His History of the Japanese Church (Historia da Igreja do Japão) was a monumental attempt to complete the earlier unfinished works of Valignano and Luís Fróis but was itself uncompleted.[16] Despite the book's name, the details of the Jesuit efforts in Japan are largely relegated to an appendix entitled "Bishops of the Japanese Church" (Bispos da Igreja do Japao). The main text describes Japanese history and culture, including discussions of the Japanese language, Chinese characters, and writing styles.[15] In Japan, Rodrigues witnessed the expansion of the Portuguese presence, the arrival of the first Englishman William Adams, and the consolidation of the Tokugawa Shogunate. During this period, he also wrote observations on Japanese life, including political events of the emergence of the shogunate and a detailed description of the tea ceremony. His writings reveal an open mind about the culture of his host country, including praise of the holiness of the Buddhist monks.[citation needed] The autograph manuscript is lost but a 1740 copy[15] was discovered by the Jesuit J.M. Cros in the Ajuda Library around 1900. The first 181 pages of the manuscript were published in two volumes as Vol. XIII of the series Notices from Macao (Colecção: Noticias de Macau; 1953 & 1955) in Tokyo.[24] It was translated into English by Michael Cooper in 2001.[25]

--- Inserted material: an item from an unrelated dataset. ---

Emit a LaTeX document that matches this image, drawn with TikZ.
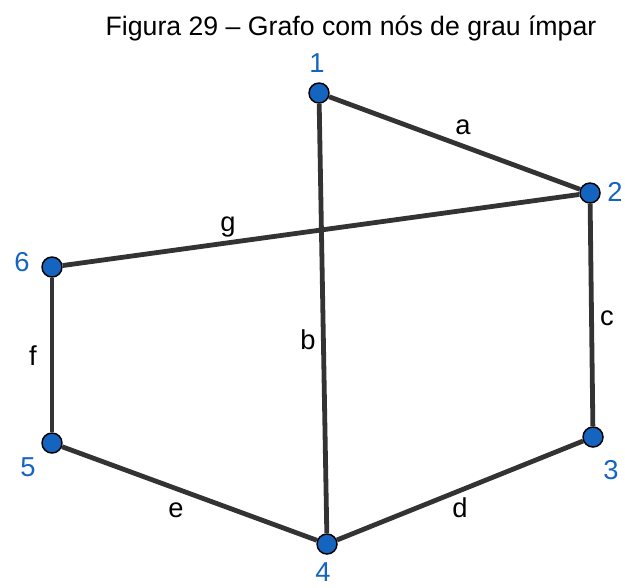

He worked on two treatises—one concerning the Chinese Buddhist sects and their relation to those in Japan and another on the geography of China after the style of Ortelius's Theater of the World—that have only survived in manuscript fragments.[4] His letter to Jeong Duwon on Western astronomy is also preserved;[19] it was translated into Italian by d'Elia and English by Suter & al.[26] In China, he also wrote a description of the 8th-century Nestorian Stela discovered at Xi'an in 1625[16] and a treatise opposing Matteo Ricci's translation of Christian concepts into Chinese.[23] His Record of Gonçalo the Dutiful (公沙効忠, Gōngshā Xiàozhōng Jǐ) is a Chinese paean to the bravery of Capt. Teixeira at Dengzhou.[4]

He was also long supposed to have been the main compiler of the first Japanese–Portuguese dictionary, published in 1603, but this attribution was mistaken[23] and Rodrigues's involvement with any aspect of its compilation has been debated.[lower-alpha 4]


The character of Martin Alvito in the James Clavell book Shōgun and its adaptation as a television miniseries is loosely based on Rodrigues, while their protagonist is based on William Adams. He was portrayed in the miniseries by Damien Thomas. Clavell appears to have named the character Vasco Rodriques to acknowledge João Rodrigues in a similar way as he gave Vasco Rodriques's Japanese wife the name "Gracia" to honor Hosokawa Gracia. (In the book, the character "Mariko" is based on Hosokawa.)


  1. Sources that place his birth in Alcochete have confused him with his contemporary missionary João Rodrigues Girão.[2]
  2. A 1619 report by Francisco Vieira states that Rodrigues came to Japan in 1577 as "a child";[9] other sources place him in Ōtomo's service by 1576.[1]
  3. This meeting is sometimes erroneously reported as having occurred in Beijing or Nanjing.
  4. For a recent discussion concerning the compiler of the dictionary, see Zwartjes.[27]